Aim: Gather all lines with the word "this" in them.

Provided material:

·····

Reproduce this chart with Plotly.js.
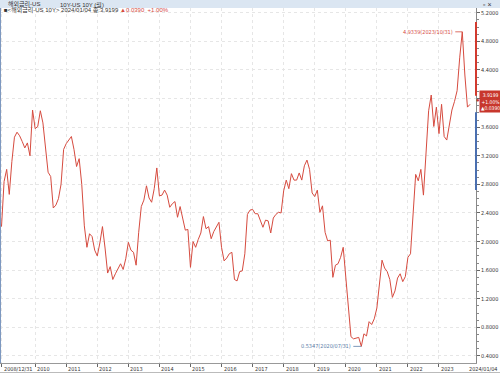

·····

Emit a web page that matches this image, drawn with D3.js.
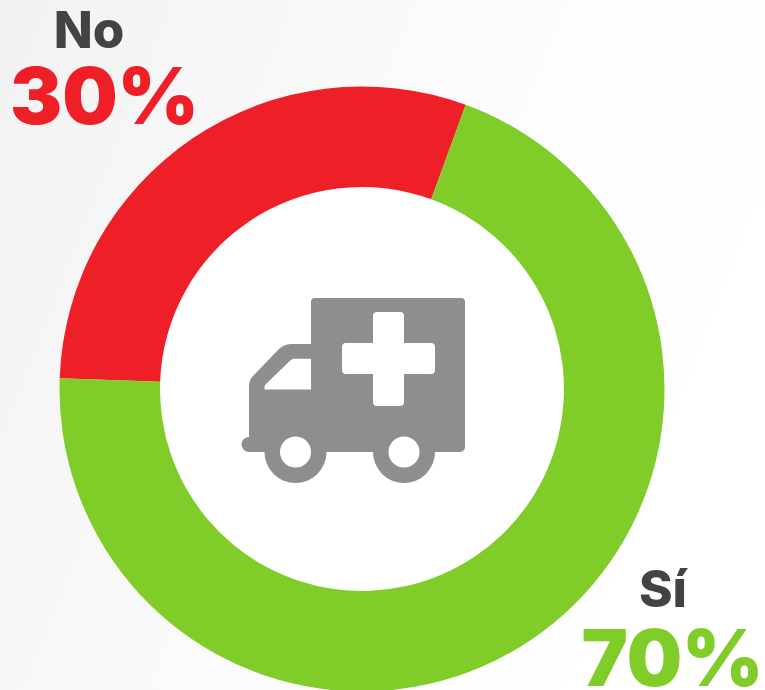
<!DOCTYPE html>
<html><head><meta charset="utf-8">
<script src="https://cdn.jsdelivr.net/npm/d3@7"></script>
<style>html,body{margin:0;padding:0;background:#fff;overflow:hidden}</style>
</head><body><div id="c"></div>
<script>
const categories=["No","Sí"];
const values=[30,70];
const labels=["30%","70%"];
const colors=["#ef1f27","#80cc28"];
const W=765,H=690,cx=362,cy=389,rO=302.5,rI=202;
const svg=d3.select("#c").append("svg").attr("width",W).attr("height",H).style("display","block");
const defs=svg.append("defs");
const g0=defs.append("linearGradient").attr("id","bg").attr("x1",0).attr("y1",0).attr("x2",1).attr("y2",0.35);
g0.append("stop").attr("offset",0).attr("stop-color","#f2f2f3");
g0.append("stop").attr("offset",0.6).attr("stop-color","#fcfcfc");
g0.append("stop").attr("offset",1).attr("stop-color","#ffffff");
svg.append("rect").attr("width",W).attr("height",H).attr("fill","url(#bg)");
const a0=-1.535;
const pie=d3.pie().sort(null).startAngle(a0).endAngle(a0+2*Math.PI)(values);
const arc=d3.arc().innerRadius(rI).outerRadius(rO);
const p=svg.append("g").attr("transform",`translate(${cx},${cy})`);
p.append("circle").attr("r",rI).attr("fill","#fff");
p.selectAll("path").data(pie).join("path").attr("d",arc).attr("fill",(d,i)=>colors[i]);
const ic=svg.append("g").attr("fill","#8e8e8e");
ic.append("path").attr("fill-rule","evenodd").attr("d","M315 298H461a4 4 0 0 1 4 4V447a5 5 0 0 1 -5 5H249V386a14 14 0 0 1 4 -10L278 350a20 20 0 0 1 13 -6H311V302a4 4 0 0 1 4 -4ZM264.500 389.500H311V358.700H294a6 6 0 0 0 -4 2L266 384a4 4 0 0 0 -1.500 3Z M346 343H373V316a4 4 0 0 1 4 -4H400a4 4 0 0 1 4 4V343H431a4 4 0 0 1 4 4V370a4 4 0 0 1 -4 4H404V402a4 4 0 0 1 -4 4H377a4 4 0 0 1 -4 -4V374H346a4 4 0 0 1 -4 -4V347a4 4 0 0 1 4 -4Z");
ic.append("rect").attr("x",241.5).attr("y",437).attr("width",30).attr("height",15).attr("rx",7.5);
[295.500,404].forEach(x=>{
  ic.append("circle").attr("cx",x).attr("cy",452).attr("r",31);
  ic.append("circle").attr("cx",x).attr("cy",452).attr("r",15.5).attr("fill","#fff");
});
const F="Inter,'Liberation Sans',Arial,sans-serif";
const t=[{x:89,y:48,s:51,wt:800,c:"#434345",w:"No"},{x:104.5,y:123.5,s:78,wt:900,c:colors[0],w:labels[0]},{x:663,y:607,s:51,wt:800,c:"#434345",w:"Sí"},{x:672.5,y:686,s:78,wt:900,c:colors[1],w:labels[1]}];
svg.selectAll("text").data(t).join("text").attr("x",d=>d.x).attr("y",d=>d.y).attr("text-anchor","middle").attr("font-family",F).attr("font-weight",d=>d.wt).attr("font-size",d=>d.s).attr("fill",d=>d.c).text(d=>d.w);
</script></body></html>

·····

Task solution:
Reproduce this chart with Plotly.js.
Emit a web page that matches this image, drawn with D3.js.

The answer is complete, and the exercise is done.